Poorly managed grazing can damage land, of course, but well managed grazing can help restore it. So, when cattle are moved thoughtfully across diverse pastures, they become part of a natural cycle that grasslands evolve alongside. Their grazing encourages fresh growth, their manure feeds soil organisms, their movement helps cycle nutrients, and the rest periods allow plants to recover.
Britain's grasslands are one of our greatest natural assets, and grazing livestock have an important role in managing many of them. And as soil health improves, it supports healthier plants, and those plants support more insects. Then more insects create more birds, bats, small mammals. Flower-rich pasture supports bees, butterflies, pollinators. Thriving hedgerows provide nesting sites.
So regenerative farming doesn't just produce food. It creates habitat. Britain has some of the highest animal welfare standards in the world.
And by sourcing British pasture-raised beef, we're supporting farmers who care deeply about both their animals and the land they manage. And many of these are family farms that have spent generations looking after the countryside.

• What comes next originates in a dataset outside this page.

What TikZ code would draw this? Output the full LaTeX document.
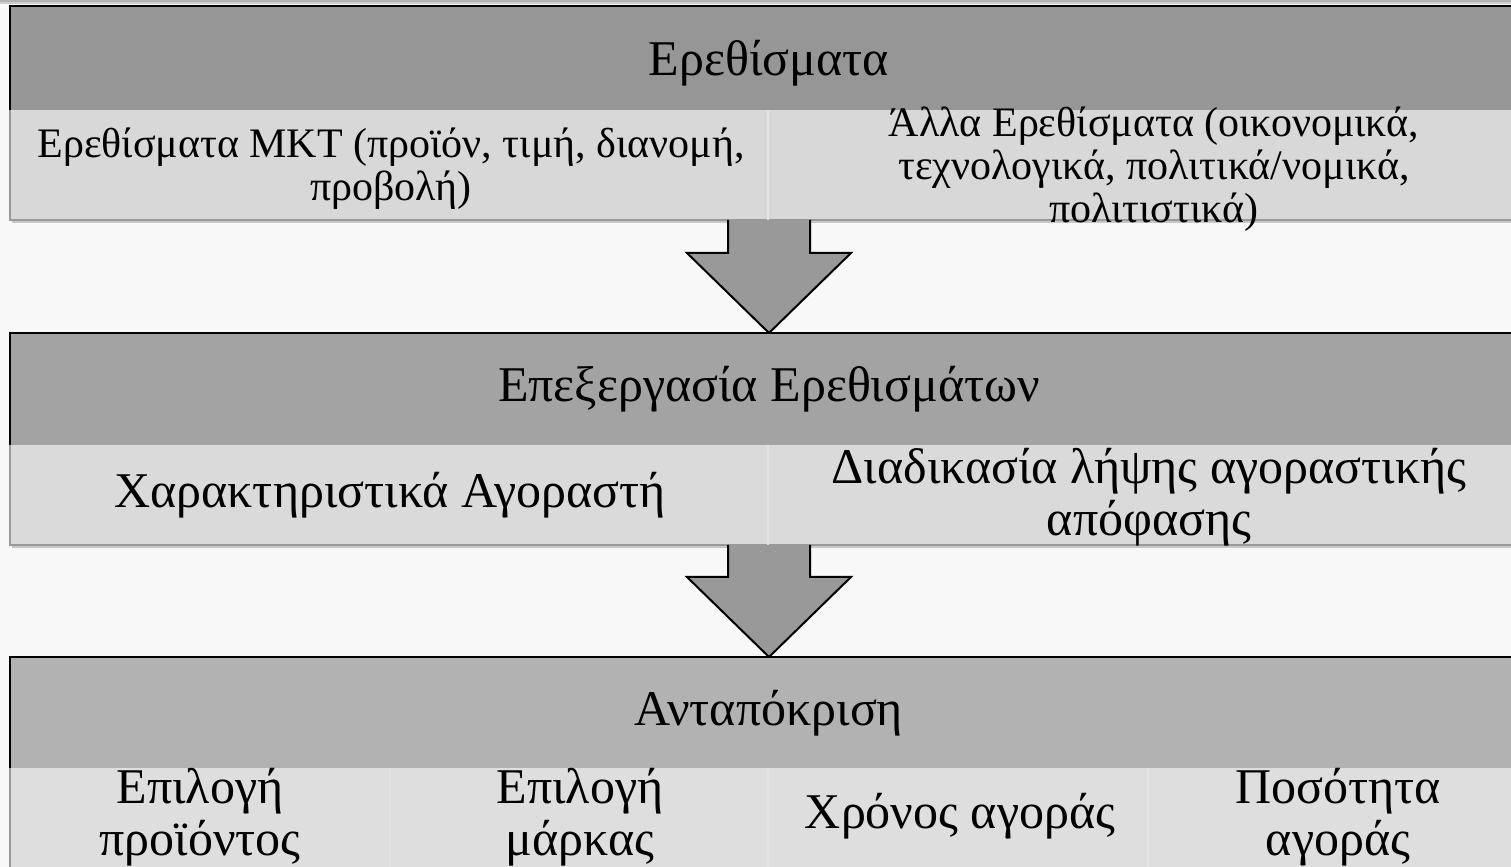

So, our aim is to create demand for farmers who are investing in healthier soils, better grazing systems and more resilient landscapes.
The more consumers choose products made from regeneratively farmed British beef, the stronger the market becomes for that type of farming.
Every food choice creates demand for a particular kind of farming.
By choosing beef raised on diverse, well-managed pastures, we can help support farming systems that protect soil, improve water retention, create habitats for wildlife and build more resilient rural landscapes.
That is why our mission extends far beyond making great biltong. We want to help create greater demand for British beef produced by farmers who are working with nature rather than against it.
We are still a growing business, and we know there will always be more work to do. But every decision we make is guided by the same question: can we create a better product while also supporting healthier land?
For us, that is what it means to snack with an impact.